--- What to do ---
Your task is to repeat all of the data exactly while excluding the pictures.
########
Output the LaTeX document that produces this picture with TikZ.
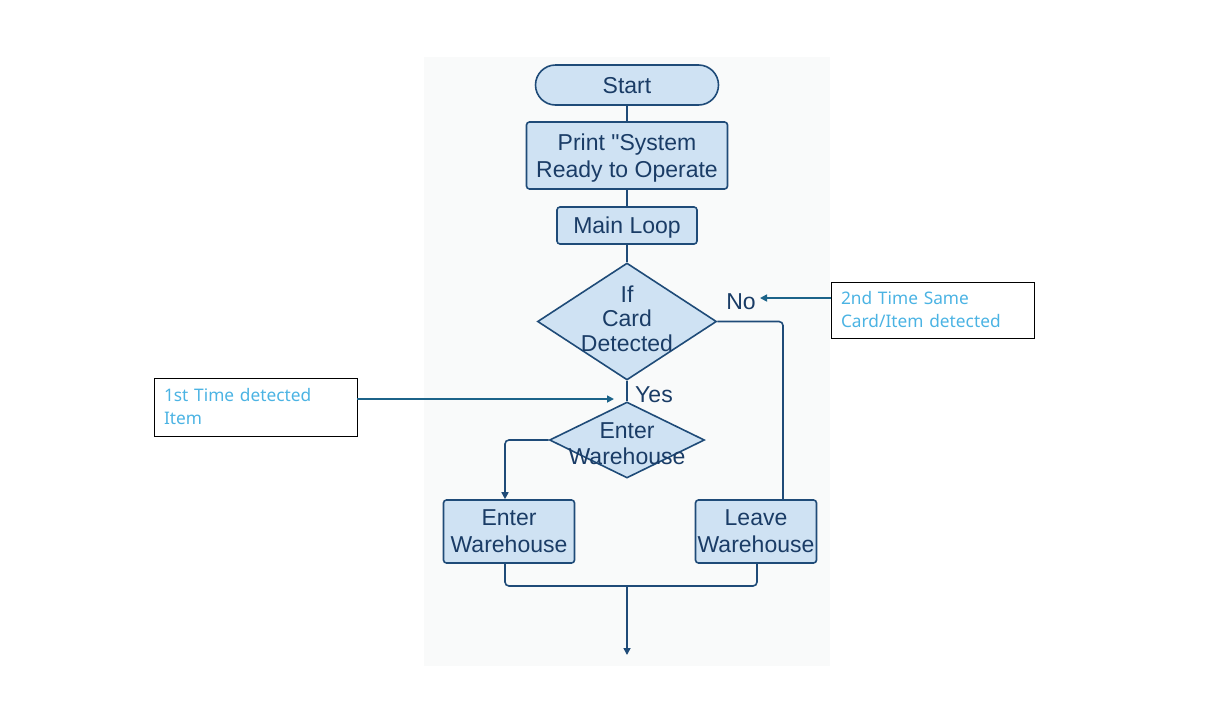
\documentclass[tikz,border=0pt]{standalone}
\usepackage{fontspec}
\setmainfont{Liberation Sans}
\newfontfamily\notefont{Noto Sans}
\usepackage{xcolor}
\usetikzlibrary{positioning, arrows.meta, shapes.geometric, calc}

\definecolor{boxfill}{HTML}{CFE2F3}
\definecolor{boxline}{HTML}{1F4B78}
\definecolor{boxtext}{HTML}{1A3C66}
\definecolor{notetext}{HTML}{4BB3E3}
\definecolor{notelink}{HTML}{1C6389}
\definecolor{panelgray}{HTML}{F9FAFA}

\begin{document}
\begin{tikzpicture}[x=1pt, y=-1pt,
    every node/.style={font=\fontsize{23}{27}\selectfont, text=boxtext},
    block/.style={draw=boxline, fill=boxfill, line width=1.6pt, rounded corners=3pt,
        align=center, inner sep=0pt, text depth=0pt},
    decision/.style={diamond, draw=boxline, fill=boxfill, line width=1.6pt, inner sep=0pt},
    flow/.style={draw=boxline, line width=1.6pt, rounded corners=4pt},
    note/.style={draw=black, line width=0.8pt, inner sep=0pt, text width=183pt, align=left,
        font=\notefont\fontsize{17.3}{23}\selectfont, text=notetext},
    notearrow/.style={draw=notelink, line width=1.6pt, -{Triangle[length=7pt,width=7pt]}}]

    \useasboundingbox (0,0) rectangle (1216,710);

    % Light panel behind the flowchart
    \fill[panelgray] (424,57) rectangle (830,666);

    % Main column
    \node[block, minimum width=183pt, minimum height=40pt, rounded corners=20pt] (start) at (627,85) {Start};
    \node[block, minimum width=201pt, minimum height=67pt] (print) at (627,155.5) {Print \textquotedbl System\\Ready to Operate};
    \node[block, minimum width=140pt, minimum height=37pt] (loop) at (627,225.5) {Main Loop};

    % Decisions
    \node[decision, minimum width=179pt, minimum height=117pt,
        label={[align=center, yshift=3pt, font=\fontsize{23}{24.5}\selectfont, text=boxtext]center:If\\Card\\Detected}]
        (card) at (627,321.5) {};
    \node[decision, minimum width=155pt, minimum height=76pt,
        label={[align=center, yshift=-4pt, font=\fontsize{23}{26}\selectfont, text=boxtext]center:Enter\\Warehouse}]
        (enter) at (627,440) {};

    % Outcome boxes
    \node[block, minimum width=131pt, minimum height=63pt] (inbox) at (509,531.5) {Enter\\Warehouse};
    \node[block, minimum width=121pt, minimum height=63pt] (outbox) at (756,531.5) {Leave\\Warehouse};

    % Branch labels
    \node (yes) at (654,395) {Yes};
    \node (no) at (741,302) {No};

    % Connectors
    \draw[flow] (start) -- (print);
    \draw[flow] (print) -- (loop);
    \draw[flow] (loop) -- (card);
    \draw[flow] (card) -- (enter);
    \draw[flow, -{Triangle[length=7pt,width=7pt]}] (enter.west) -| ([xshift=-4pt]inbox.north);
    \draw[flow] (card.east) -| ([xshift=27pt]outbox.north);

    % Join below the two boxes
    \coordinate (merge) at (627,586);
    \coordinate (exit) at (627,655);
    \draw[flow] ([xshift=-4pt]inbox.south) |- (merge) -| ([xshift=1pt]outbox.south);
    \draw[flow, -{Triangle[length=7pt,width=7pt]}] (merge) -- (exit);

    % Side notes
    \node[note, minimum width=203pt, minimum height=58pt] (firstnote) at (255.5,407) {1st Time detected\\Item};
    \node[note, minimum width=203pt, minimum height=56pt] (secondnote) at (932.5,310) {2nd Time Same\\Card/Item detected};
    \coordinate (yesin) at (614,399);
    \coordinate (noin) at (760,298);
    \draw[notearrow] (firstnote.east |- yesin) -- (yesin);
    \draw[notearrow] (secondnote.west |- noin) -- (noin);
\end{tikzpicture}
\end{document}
########
--- Output for this exercise ---
Output the LaTeX document that produces this picture with TikZ.
\documentclass[tikz,border=0pt]{standalone}
\usepackage{fontspec}
\setmainfont{Liberation Sans}
\newfontfamily\notefont{Noto Sans}
\usepackage{xcolor}
\usetikzlibrary{positioning, arrows.meta, shapes.geometric, calc}

\definecolor{boxfill}{HTML}{CFE2F3}
\definecolor{boxline}{HTML}{1F4B78}
\definecolor{boxtext}{HTML}{1A3C66}
\definecolor{notetext}{HTML}{4BB3E3}
\definecolor{notelink}{HTML}{1C6389}
\definecolor{panelgray}{HTML}{F9FAFA}

\begin{document}
\begin{tikzpicture}[x=1pt, y=-1pt,
    every node/.style={font=\fontsize{23}{27}\selectfont, text=boxtext},
    block/.style={draw=boxline, fill=boxfill, line width=1.6pt, rounded corners=3pt,
        align=center, inner sep=0pt, text depth=0pt},
    decision/.style={diamond, draw=boxline, fill=boxfill, line width=1.6pt, inner sep=0pt},
    flow/.style={draw=boxline, line width=1.6pt, rounded corners=4pt},
    note/.style={draw=black, line width=0.8pt, inner sep=0pt, text width=183pt, align=left,
        font=\notefont\fontsize{17.3}{23}\selectfont, text=notetext},
    notearrow/.style={draw=notelink, line width=1.6pt, -{Triangle[length=7pt,width=7pt]}}]

    \useasboundingbox (0,0) rectangle (1216,710);

    % Light panel behind the flowchart
    \fill[panelgray] (424,57) rectangle (830,666);

    % Main column
    \node[block, minimum width=183pt, minimum height=40pt, rounded corners=20pt] (start) at (627,85) {Start};
    \node[block, minimum width=201pt, minimum height=67pt] (print) at (627,155.5) {Print \textquotedbl System\\Ready to Operate};
    \node[block, minimum width=140pt, minimum height=37pt] (loop) at (627,225.5) {Main Loop};

    % Decisions
    \node[decision, minimum width=179pt, minimum height=117pt,
        label={[align=center, yshift=3pt, font=\fontsize{23}{24.5}\selectfont, text=boxtext]center:If\\Card\\Detected}]
        (card) at (627,321.5) {};
    \node[decision, minimum width=155pt, minimum height=76pt,
        label={[align=center, yshift=-4pt, font=\fontsize{23}{26}\selectfont, text=boxtext]center:Enter\\Warehouse}]
        (enter) at (627,440) {};

    % Outcome boxes
    \node[block, minimum width=131pt, minimum height=63pt] (inbox) at (509,531.5) {Enter\\Warehouse};
    \node[block, minimum width=121pt, minimum height=63pt] (outbox) at (756,531.5) {Leave\\Warehouse};

    % Branch labels
    \node (yes) at (654,395) {Yes};
    \node (no) at (741,302) {No};

    % Connectors
    \draw[flow] (start) -- (print);
    \draw[flow] (print) -- (loop);
    \draw[flow] (loop) -- (card);
    \draw[flow] (card) -- (enter);
    \draw[flow, -{Triangle[length=7pt,width=7pt]}] (enter.west) -| ([xshift=-4pt]inbox.north);
    \draw[flow] (card.east) -| ([xshift=27pt]outbox.north);

    % Join below the two boxes
    \coordinate (merge) at (627,586);
    \coordinate (exit) at (627,655);
    \draw[flow] ([xshift=-4pt]inbox.south) |- (merge) -| ([xshift=1pt]outbox.south);
    \draw[flow, -{Triangle[length=7pt,width=7pt]}] (merge) -- (exit);

    % Side notes
    \node[note, minimum width=203pt, minimum height=58pt] (firstnote) at (255.5,407) {1st Time detected\\Item};
    \node[note, minimum width=203pt, minimum height=56pt] (secondnote) at (932.5,310) {2nd Time Same\\Card/Item detected};
    \coordinate (yesin) at (614,399);
    \coordinate (noin) at (760,298);
    \draw[notearrow] (firstnote.east |- yesin) -- (yesin);
    \draw[notearrow] (secondnote.west |- noin) -- (noin);
\end{tikzpicture}
\end{document}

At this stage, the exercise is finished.